Problem was, most of the Blackhawks best players were their worst when it mattered most in Game 4 of their Western Conference finals.

That starts with Jonathan Toews, who turned over the puck in his own zone to set up the Kings’ first goal.

Duncan Keith looked like an amateur after getting stripped in the right corner by Kings center Anze Kopitar, who then found the playoffs’ leading goal scorer, Marian Gaborik, in front of Corey Crawford because Brent Seabrook was too slow to get back to prevent the second goal.

Then Patrick Sharp lost his poise and drew a penalty that led to more pathetic Hawks penalty killing and the Kings’ third goal. In 6:04. In the first period.

That’s your captain and two alternate captains making painful and obvious mistakes in a critical playoff game. They’re supposed to lead. They’re supposed to make the right plays. They’re supposed to make the big plays.

Instead, they failed to start the offense while they were killing the Hawks defensive game.

The Hawks blew two early power plays. Then they blew two penalty-killing situations. There’s your game.

The Hawks went 0-for-3 on the power play in Game 4 and have failed on 23 straight power plays on the road in the playoffs. Hawks penalty killers gave up two goals in three chances in Game 4 and have allowed five power-play goals in the last eight shorthanded situations.

The special teams feature the Hawks best players. Most of the ice time features the Hawks’ best players.

If you didn’t know the names on the back of the sweaters, you wouldn’t know the Hawks had any best players in Game 4.

Trying to find some offensive dominance, Hawks coach Joel Quenneville reunited Toews, Patrick Kane and Bryan Bickell -- the line that owned the Kings in last year’s playoffs.

They didn’t get a shot in the first period. Thanks for playing the game.

Bickell eventually scored, but it came late and didn’t mean much and so, the Hawks are on the verge of summer.

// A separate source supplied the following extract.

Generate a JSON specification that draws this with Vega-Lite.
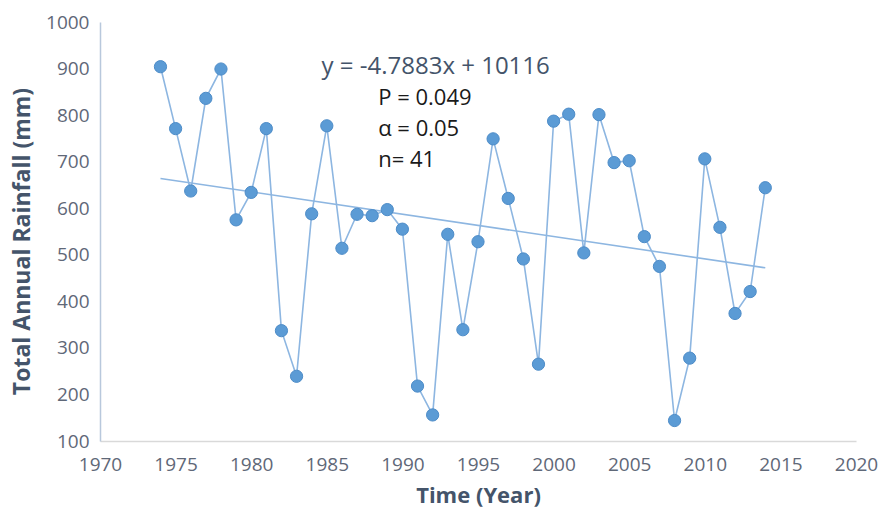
{
  "$schema": "https://vega.github.io/schema/vega-lite/v6.json",
  "width": 756,
  "height": 419,
  "autosize": {"type": "none"},
  "padding": {"left": 100, "top": 22, "right": 26, "bottom": 69},
  "background": "white",
  "config": {
    "view": {"stroke": null},
    "font": "Open Sans"
  },
  "datasets": {
    "rain": [
      {"year": 1974, "rainfall": 904},
      {"year": 1975, "rainfall": 771},
      {"year": 1976, "rainfall": 637},
      {"year": 1977, "rainfall": 836},
      {"year": 1978, "rainfall": 899},
      {"year": 1979, "rainfall": 575},
      {"year": 1980, "rainfall": 634},
      {"year": 1981, "rainfall": 771},
      {"year": 1982, "rainfall": 337},
      {"year": 1983, "rainfall": 239},
      {"year": 1984, "rainfall": 588},
      {"year": 1985, "rainfall": 777},
      {"year": 1986, "rainfall": 514},
      {"year": 1987, "rainfall": 587},
      {"year": 1988, "rainfall": 584},
      {"year": 1989, "rainfall": 597},
      {"year": 1990, "rainfall": 555},
      {"year": 1991, "rainfall": 218},
      {"year": 1992, "rainfall": 156},
      {"year": 1993, "rainfall": 544},
      {"year": 1994, "rainfall": 339},
      {"year": 1995, "rainfall": 528},
      {"year": 1996, "rainfall": 749},
      {"year": 1997, "rainfall": 621},
      {"year": 1998, "rainfall": 491},
      {"year": 1999, "rainfall": 265},
      {"year": 2000, "rainfall": 787},
      {"year": 2001, "rainfall": 802},
      {"year": 2002, "rainfall": 504},
      {"year": 2003, "rainfall": 801},
      {"year": 2004, "rainfall": 698},
      {"year": 2005, "rainfall": 702},
      {"year": 2006, "rainfall": 539},
      {"year": 2007, "rainfall": 475},
      {"year": 2008, "rainfall": 144},
      {"year": 2009, "rainfall": 278},
      {"year": 2010, "rainfall": 706},
      {"year": 2011, "rainfall": 559},
      {"year": 2012, "rainfall": 374},
      {"year": 2013, "rainfall": 421},
      {"year": 2014, "rainfall": 644}
    ],
    "trend": [
      {"year": 1974, "rainfall": 664},
      {"year": 2014, "rainfall": 472}
    ],
    "notes": [
      {"label": "P = 0.049", "year": 1988.4, "rainfall": 837},
      {"label": "α = 0.05", "year": 1988.4, "rainfall": 770},
      {"label": "n= 41", "year": 1988.4, "rainfall": 704}
    ]
  },
  "layer": [
    {
      "data": {"name": "rain"},
      "mark": {"type": "line", "color": "#8DB6E1", "strokeWidth": 1.6},
      "encoding": {
        "x": {
          "field": "year", "type": "quantitative",
          "scale": {"domain": [1970, 2020], "nice": false, "zero": false},
          "axis": {
            "title": "Time (Year)",
            "values": [1970, 1975, 1980, 1985, 1990, 1995, 2000, 2005, 2010, 2015, 2020],
            "format": "d",
            "grid": false,
            "ticks": false,
            "domainColor": "#D9D9D9",
            "domainWidth": 1.5,
            "labelFont": "Open Sans",
            "labelFontSize": 19,
            "labelColor": "#5F6878",
            "labelPadding": 14,
            "labelFlush": false,
            "titleFont": "Open Sans",
            "titleFontSize": 22,
            "titleFontWeight": "bold",
            "titleColor": "#44546A",
            "titleY": 54,
            "titleBaseline": "middle"
          }
        },
        "y": {
          "field": "rainfall", "type": "quantitative",
          "scale": {"domain": [100, 1000], "nice": false, "zero": false},
          "axis": {
            "title": "Total Annual Rainfall (mm)",
            "values": [100, 200, 300, 400, 500, 600, 700, 800, 900, 1000],
            "format": "d",
            "grid": false,
            "ticks": false,
            "domainColor": "#B8C8DC",
            "domainWidth": 1.5,
            "labelFont": "Open Sans",
            "labelFontSize": 19,
            "labelColor": "#5F6878",
            "labelPadding": 11,
            "labelFlush": false,
            "titleFont": "Open Sans",
            "titleFontSize": 23,
            "titleFontWeight": "bold",
            "titleColor": "#44546A",
            "titleX": -78,
            "titleY": 219,
            "titleBaseline": "middle"
          }
        }
      }
    },
    {
      "data": {"name": "trend"},
      "mark": {"type": "line", "color": "#8DB6E1", "strokeWidth": 1.6},
      "encoding": {
        "x": {"field": "year", "type": "quantitative"},
        "y": {"field": "rainfall", "type": "quantitative"}
      }
    },
    {
      "data": {"name": "rain"},
      "mark": {"type": "point", "filled": true, "size": 150, "color": "#5B9BD5", "opacity": 1, "stroke": "#4D8CC8", "strokeWidth": 1},
      "encoding": {
        "x": {"field": "year", "type": "quantitative"},
        "y": {"field": "rainfall", "type": "quantitative"}
      }
    },
    {
      "data": {"values": [{"label": "y = -4.7883x + 10116"}]},
      "mark": {"type": "text", "font": "Open Sans", "fontSize": 24, "color": "#44546A", "align": "center", "baseline": "middle"},
      "encoding": {
        "x": {"datum": 1992.2, "type": "quantitative"},
        "y": {"datum": 903, "type": "quantitative"},
        "text": {"field": "label"}
      }
    },
    {
      "data": {"name": "notes"},
      "mark": {"type": "text", "font": "Open Sans", "fontSize": 22, "color": "#1A1A1A", "align": "left", "baseline": "middle"},
      "encoding": {
        "x": {"field": "year", "type": "quantitative"},
        "y": {"field": "rainfall", "type": "quantitative"},
        "text": {"field": "label"}
      }
    }
  ]
}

And don’t tell me this is like last year when the Hawks were down three games to one to the Red Wings. In fact, don’t tell anyone. Don’t let anyone know how silly you can sound.

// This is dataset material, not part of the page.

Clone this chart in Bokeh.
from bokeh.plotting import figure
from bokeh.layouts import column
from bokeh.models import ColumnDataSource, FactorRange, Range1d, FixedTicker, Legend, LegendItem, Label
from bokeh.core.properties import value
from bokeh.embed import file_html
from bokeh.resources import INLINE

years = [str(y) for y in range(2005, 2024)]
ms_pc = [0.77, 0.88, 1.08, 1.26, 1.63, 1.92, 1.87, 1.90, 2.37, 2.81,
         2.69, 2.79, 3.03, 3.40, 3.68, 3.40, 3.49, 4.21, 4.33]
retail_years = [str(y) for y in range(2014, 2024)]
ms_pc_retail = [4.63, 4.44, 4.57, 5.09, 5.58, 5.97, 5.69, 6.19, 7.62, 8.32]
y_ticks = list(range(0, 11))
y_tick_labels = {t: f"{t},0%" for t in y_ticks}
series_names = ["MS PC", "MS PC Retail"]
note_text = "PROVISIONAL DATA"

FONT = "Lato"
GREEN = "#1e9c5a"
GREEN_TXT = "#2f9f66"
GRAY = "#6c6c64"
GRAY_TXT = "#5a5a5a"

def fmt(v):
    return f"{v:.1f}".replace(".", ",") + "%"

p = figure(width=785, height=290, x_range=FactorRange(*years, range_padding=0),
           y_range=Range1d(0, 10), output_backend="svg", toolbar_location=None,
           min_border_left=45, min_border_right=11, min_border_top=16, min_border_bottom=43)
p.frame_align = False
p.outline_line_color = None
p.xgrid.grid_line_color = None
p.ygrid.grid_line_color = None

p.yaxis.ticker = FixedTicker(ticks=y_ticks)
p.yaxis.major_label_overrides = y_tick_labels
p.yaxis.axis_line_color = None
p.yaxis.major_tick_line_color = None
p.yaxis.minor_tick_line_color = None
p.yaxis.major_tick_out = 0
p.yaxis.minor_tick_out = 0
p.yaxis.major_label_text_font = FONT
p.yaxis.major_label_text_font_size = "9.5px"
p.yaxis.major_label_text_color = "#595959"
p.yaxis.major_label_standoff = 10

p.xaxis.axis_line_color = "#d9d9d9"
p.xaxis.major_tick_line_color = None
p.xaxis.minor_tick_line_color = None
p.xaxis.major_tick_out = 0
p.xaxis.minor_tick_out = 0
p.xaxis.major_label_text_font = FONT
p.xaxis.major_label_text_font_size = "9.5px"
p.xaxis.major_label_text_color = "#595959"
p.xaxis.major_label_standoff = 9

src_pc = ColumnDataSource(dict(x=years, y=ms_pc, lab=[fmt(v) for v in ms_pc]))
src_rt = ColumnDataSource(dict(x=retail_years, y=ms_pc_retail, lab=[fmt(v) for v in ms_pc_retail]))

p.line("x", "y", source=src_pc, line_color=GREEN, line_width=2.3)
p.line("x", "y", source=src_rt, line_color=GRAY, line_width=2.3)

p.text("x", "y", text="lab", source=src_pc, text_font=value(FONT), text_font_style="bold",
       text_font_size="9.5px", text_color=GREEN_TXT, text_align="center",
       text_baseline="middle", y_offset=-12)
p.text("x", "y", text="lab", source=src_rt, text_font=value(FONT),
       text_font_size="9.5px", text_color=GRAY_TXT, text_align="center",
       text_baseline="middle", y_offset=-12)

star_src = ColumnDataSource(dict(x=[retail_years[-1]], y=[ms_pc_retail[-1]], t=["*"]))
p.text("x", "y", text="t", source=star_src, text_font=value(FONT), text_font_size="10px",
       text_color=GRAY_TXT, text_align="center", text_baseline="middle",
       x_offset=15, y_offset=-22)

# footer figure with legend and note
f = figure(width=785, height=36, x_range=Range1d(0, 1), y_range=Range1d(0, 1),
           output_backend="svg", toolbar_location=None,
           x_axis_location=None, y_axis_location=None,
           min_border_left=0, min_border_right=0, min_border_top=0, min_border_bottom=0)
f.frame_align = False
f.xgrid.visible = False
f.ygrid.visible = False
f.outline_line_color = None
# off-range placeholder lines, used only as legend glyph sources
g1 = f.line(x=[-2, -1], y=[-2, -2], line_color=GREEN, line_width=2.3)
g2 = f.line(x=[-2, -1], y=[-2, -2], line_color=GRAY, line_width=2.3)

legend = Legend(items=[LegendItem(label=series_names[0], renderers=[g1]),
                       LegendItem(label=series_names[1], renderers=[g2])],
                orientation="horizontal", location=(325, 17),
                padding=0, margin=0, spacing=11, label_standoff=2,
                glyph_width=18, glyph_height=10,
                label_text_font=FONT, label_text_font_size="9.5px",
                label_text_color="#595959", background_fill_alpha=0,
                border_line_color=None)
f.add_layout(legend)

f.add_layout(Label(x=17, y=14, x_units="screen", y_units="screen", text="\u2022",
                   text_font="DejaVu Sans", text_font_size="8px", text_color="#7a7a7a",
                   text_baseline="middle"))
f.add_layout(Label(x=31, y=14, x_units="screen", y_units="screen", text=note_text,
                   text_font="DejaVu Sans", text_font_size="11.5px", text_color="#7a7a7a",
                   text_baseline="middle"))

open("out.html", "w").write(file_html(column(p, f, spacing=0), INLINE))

Because this is nothing like last year. This is a later round and a better opponent.

The Wings were a charade. The Kings are legit. The Kings are deep and good and bring a far better goaltender. Last year’s Wings had more reputation than depth. They had gotten as much as they were going to get from their roster, and even then, it took the Hawks two overtimes to win Game 7.

This Kings team is different. These Kings are deeper than last year’s Western Conference finals team that lost to the Hawks. They have more talent, better goaltending and are more dangerous. They are faster, and they have destroyed the Hawks in bunches on a regular basis.

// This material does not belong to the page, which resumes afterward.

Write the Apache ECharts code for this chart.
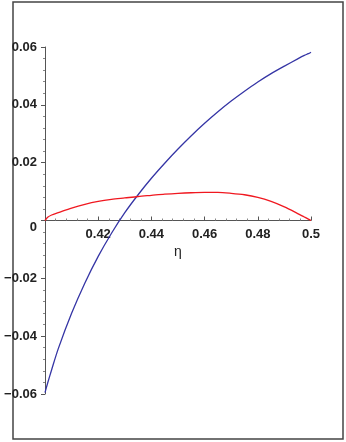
<!DOCTYPE html>
<html>
<head>
<meta charset="utf-8">
<script src="https://cdn.jsdelivr.net/npm/echarts@6/dist/echarts.min.js"></script>
<style>
html, body { margin: 0; padding: 0; background: #fff; }
#main { width: 346px; height: 442px; }
</style>
</head>
<body>
<div id="main"></div>
<script>
var eta = [0.400, 0.401, 0.4025, 0.405, 0.410, 0.415, 0.420, 0.425, 0.430, 0.435, 0.440,
	0.445, 0.450, 0.455, 0.460, 0.465, 0.470, 0.475, 0.480, 0.485, 0.490, 0.495, 0.4975, 0.499, 0.500];
var blueValues = [-0.0595, -0.0562, -0.0516, -0.0443, -0.0321, -0.0216, -0.0124, -0.0044, 0.0027, 0.0089, 0.0146,
	0.0198, 0.0247, 0.0293, 0.0336, 0.0376, 0.0413, 0.0447, 0.0479, 0.0508, 0.0534, 0.0559, 0.0571, 0.0577, 0.0582];
var redValues = [0, 0.0011, 0.0019, 0.0027, 0.0043, 0.0056, 0.0066, 0.0073, 0.0078, 0.0083, 0.0087,
	0.0091, 0.0094, 0.0096, 0.0097, 0.0097, 0.0094, 0.0089, 0.0080, 0.0066, 0.0047, 0.0024, 0.0012, 0.0005, 0];
var xTicks = [0.42, 0.44, 0.46, 0.48, 0.5];
var yTicks = [-0.06, -0.04, -0.02, 0, 0.02, 0.04, 0.06];

function pairs(xs, ys) {
	return xs.map(function (x, i) { return [x, ys[i]]; });
}

var chart = echarts.init(document.getElementById('main'));
var axisColor = '#555';
var textColor = '#222';
var gridTop = 47, gridBottom = 48;
// the x axis sits on y = 0, halfway down the plot
var zeroOffset = -(442 - gridTop - gridBottom) / 2;

var option = {
	animation: false,
	grid: {
		left: 45,
		right: 35,
		top: gridTop,
		bottom: gridBottom
	},
	graphic: [{
		type: 'rect',
		shape: { x: 13, y: 2, width: 330, height: 437 },
		style: { fill: 'none', stroke: '#444', lineWidth: 1.5 },
		z: 0
	}],
	xAxis: {
		type: 'value',
		min: 0.4,
		max: 0.5,
		interval: 0.02,
		offset: zeroOffset,
		name: 'η',
		nameLocation: 'middle',
		nameGap: 20,
		nameTextStyle: { fontFamily: 'Liberation Sans', fontSize: 14, color: textColor },
		axisLine: { onZero: false, lineStyle: { color: axisColor, width: 1 } },
		axisTick: { inside: true, length: 4, lineStyle: { color: axisColor } },
		minorTick: { show: true, splitNumber: 5, length: 2, lineStyle: { color: '#888' } },
		splitLine: { show: false },
		axisLabel: {
			showMinLabel: false,
			margin: 7,
			fontFamily: 'Liberation Sans',
			fontWeight: 'bold',
			fontSize: 13,
			color: textColor,
			formatter: function (v) {
				var hit = xTicks.filter(function (t) { return Math.abs(t - v) < 1e-9; });
				return hit.length ? String(hit[0]) : '';
			}
		}
	},
	yAxis: {
		type: 'value',
		min: -0.06,
		max: 0.06,
		interval: 0.02,
		axisLine: { onZero: false, lineStyle: { color: axisColor, width: 1 } },
		axisTick: { length: 4, lineStyle: { color: axisColor } },
		minorTick: { show: true, splitNumber: 5, length: 2, lineStyle: { color: '#888' } },
		splitLine: { show: false },
		axisLabel: {
			margin: 8,
			fontFamily: 'Liberation Sans',
			fontWeight: 'bold',
			fontSize: 13,
			color: textColor,
			formatter: function (v) {
				var hit = yTicks.filter(function (t) { return Math.abs(t - v) < 1e-9; });
				if (!hit.length) return '';
				var t = hit[0];
				if (t === 0) return '{z|0}';
				return (t < 0 ? '\u2212' : '') + Math.abs(t).toFixed(2);
			},
			rich: {
				z: { fontFamily: 'Liberation Sans', fontWeight: 'bold', fontSize: 13, color: textColor, padding: [14, 0, 0, 0] }
			}
		}
	},
	series: [{
		name: 'blue',
		type: 'line',
		smooth: 0.3,
		showSymbol: false,
		data: pairs(eta, blueValues),
		lineStyle: { color: '#3535a5', width: 1.3 },
		z: 3
	}, {
		name: 'red',
		type: 'line',
		smooth: 0.3,
		showSymbol: false,
		data: pairs(eta, redValues),
		lineStyle: { color: '#f01820', width: 1.3 },
		z: 4
	}]
};
chart.setOption(option);
</script>
</body>
</html>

The Kings came back in the third periods of Games 2 and 3. The Kings blew the Hawks into the Pacific Ocean in the first period of Game 4. The Kings are quicker to the puck and better offensively. The Hawks usually do that other teams. They have found no way to stop it.

Quenneville was asked before Game 4 whether he saw fatigue in his team. He firmly answered no. OK. Fine. Then this is just a disaster of their own making -- a disaster of their best players’ making. The defending champs, then, have just developed a knack for turning bad and brain-dead at the worst possible times.

It’ll take a miracle to make that dynasty talk seem anything except lunacy.